Paso a paso y seis semanas después de su llegada a la Presidencia de Cuba, Raúl Castro imprime al país una dinámica reformadora, tan discreta como audaz, dando prioridad a las «necesidades elementales» de los cubanos, pero sin quebrantar los preceptos de su hermano Fidel.
En una semana, casi sin ningún anuncio oficial, Raúl, de 76 años, hizo saltar varios de los cerrojos más sensibles a los ojos de una población ávida de cambios y agobiada por escaseces incesantes.
Introduciendo un verdadero «derecho al consumo», liberó la venta de computadoras y de algunos equipos electrodomésticos, así como el acceso a la telefonía móvil.
Pero más espectacular y simbólico fue el levantamiento desde el pasado domingo de la prohibición que pesaba sobre los cubanos de hospedarse en hoteles y sitios turísticos, posibilidad reservada desde 1996 a turistas extranjeros.
El nuevo presidente cubano, que se apoya para eso en una frágil recuperación en los últimos años de una economía aún convaleciente, parece así deseoso de pasar la página negra del «período especial (crisis)», 20 años después del hundimiento de la economía de la isla como consecuencia de la caída del bloque comunista europeo.
Más respetado que amado por los cubanos durante mucho tiempo, Raúl Castro, quien pasó medio siglo a la sombra de la figura predominante de su hermano Fidel, parece caminar ahora hacia una popularidad basada en su pragmatismo y su preocupación por mejorar la vida de sus compatriotas.
Emblemáticas del «estilo Raúl», todas estas decisiones -excepto la de los teléfonos celulares- se han preparado en secreto e introducido mediante los canales internos de la burocracia, sin la menor búsqueda de publicidad.
Son las primeras medidas en una lista que incluiría además la libre compra-venta de automóviles y viviendas a particulares y, la más significativa si se realiza, sería la de permitir a los cubanos crear «microempresas» de hasta cinco empleados.

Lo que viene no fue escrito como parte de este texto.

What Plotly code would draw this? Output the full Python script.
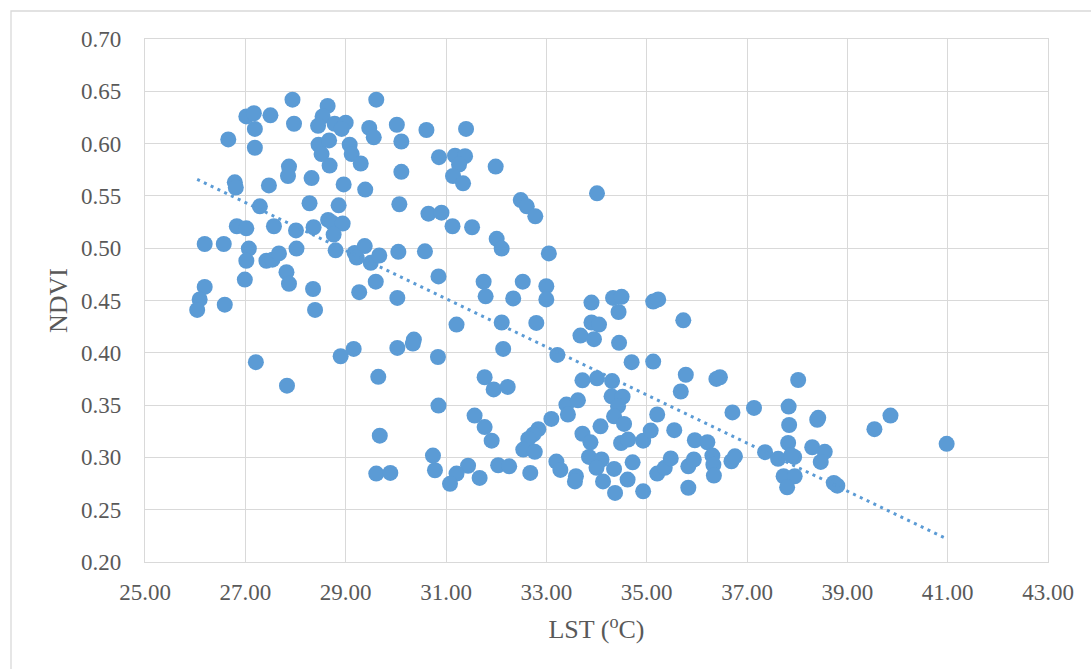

Muchos de estos reclamos fueron planteados enérgicamente por la población durante las miles de reuniones populares, celebradas en el otoño boreal pasado, siguiendo la convocatoria del propio Raúl a analizar los problemas del país «con sinceridad y valentía».
En su discurso de investidura del 24 de febrero, el «líder» de las fuerzas armadas cubanas -49 años al frente del Ministerio de la Defensa- se había comprometido para que el país tuviese «como prioridad satisfacer las necesidades básicas de la población», a través de cambios «progresivos» y «graduales», destinados «a perfeccionar el socialismo».
Pero solo medidas -la palabra «reforma» sigue siendo tabú- que garanticen un espacio, incluso limitado a un sector privado mediante las «microempresas», podrían anunciar la adopción por la nueva dirección cubana de una «vía vietnamita». La de China pareciera demasiado comprometida con el capitalismo.
Al «empujar al consumo» a los cubanos, Raúl Castro y su equipo se proponen igualmente absorber el ahorro popular para propiciar la reanimación de la economía.
Pero los cambios también harán que salten a la luz inequidades en una sociedad marcada durante medio siglo por el igualitarismo, del que Fidel Castro está orgulloso.
Mientras, Fidel Castro prosigue su prolongada convalecencia, hundido ahora en el estudio de la historia antigua y reciente de China y Japón, que hace compartir a los lectores de la prensa cubana.
Crítico incansable del «consumismo» y guardián de una «pureza» revolucionaria hostil a toda reforma, el veterano dirigente no ha hecho comentario alguno por el momento sobre las disposiciones tomadas por su hermano.